By Amy Goodman & Denis Moynihan
“Today, I signed a pardon for my son Hunter,” President Joe Biden said in a statement released by The White House on December 1st. “I hope Americans will understand why a father and a President would come to this decision.” Hunter Biden awaited sentencing for two federal criminal convictions, for lying about his drug addiction on a gun purchase form and for tax evasion. He most likely would have spent less than five years behind bars. Joe Biden correctly labeled the prosecutions as partisan and politically motivated. “Hunter was singled out only because he is my son,” Biden said. With the simple stroke of a pen, President Biden saved his son from a terrible ordeal. Before he leaves office, he should extend the same compassion to thousands of people in federal prison, victims of the so-called war on drugs.
“This is definitely an opening for folks to talk about exactly how expansive we can use the pardon power of the president to make sure that we’re correcting the injustices that were done over the past 20 or 30 years when it comes to cannabis crimes,” Jason Ortiz, director of strategic initiatives at the Last Prisoner Project, said on the Democracy Now! news hour. “President Biden himself was actually one of the architects of the 1994 crime bill that created a lot of the outrageous sentences that we’re now dealing with today.”
Ortiz was referring to the Violent Crime Control and Law Enforcement Act of 1994, which Biden championed as a senator, and which accelerated mass incarceration. Udi Ofer, former Director of the ACLU’s Justice Division, wrote in 2019, on the crime bill’s 25th anniversary, “Under the leadership of Bill Clinton, Democrats wanted to wrest control of crime issues from Republicans, so the two parties began a bidding war to increase penalties for crime, trying to outdo one another.”
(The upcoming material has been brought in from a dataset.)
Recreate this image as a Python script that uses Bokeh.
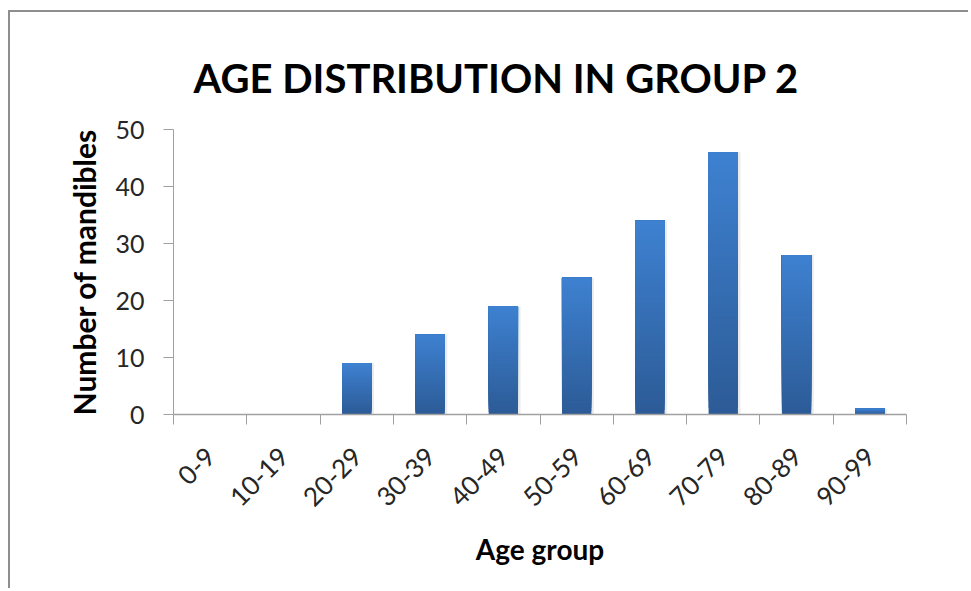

Democrats have largely accepted the failure of the 1994 crime bill. In 2015, former President Bill Clinton admitted, “The problem is, the way it was written and implemented, we cast too wide a net. We have too many people in prison.” While campaigning for president in 2019 and 2020, though, Joe Biden repeatedly denied that the law he helped write contributed to mass incarceration.
Jason Ortiz continued, “There are over 3,000 federal cannabis prisoners currently incarcerated [who] also have families and have parents and loved ones…So, while I can understand why the president wants to have compassion for his own son, we’re really frustrated that he’s refusing to extend that compassion to all the parents currently watching their kids waste away in prison.”
On October 6, 2022, President Biden issued a blanket pardon for those convicted federally for simple marijuana possession. The Justice Department explained then, however, that “conspiracy, distribution, and possession with intent to distribute are not pardoned by the proclamation.”
The goal of The Last Prisoner Project is to expand the relief from the drug war’s draconian sentences to those convicted of distribution and other charges.
“Right now, we have folks serving decades for trafficking,” Ortiz said, “exactly what the hundreds of legal cannabis businesses across the country are currently doing on a regular basis, including in Washington, D.C. We’re seeing people sitting in prison for decades for the same activity that is currently generating tax revenue for cities and states across the country. We’re paying for schools and building bridges with cannabis dollars, but still letting folks waste away in prison.”
The Last Prisoner Project is not alone in calling for clemency. Last month, as President Biden prepared to pardon turkeys as part of an annual Thanksgiving photo op, more than fifty members of Congress sent a letter urging Biden to use the pardon power to address the ongoing crisis of mass incarceration.
“The United States represents just 5% of the world’s population, yet we hold more than 20% of the global prison population,” progressive Minnesota Congressmember Ilhan Omar said at a news conference announcing the letter. “Over 1.9 million individuals are currently incarcerated with a disproportionate impact on communities of color. Black men are incarcerated at more than five times the rate of white men, a legacy of systematic inequalities that have persisted for generations…President, Biden has a real opportunity to make a difference in these final days of his term, we are calling on him to act.”
Hunter Biden will very likely never see the inside of a prison cell, nor experience the discrimination and indignities imposed on former felons. President Biden has the power to pardon thousands of people imprisoned for federal cannabis crimes, or commute their sentences to time served and allow them to return home. The power is in his hands, but he still needs to be pushed by the millions of citizens in whose name he wields it.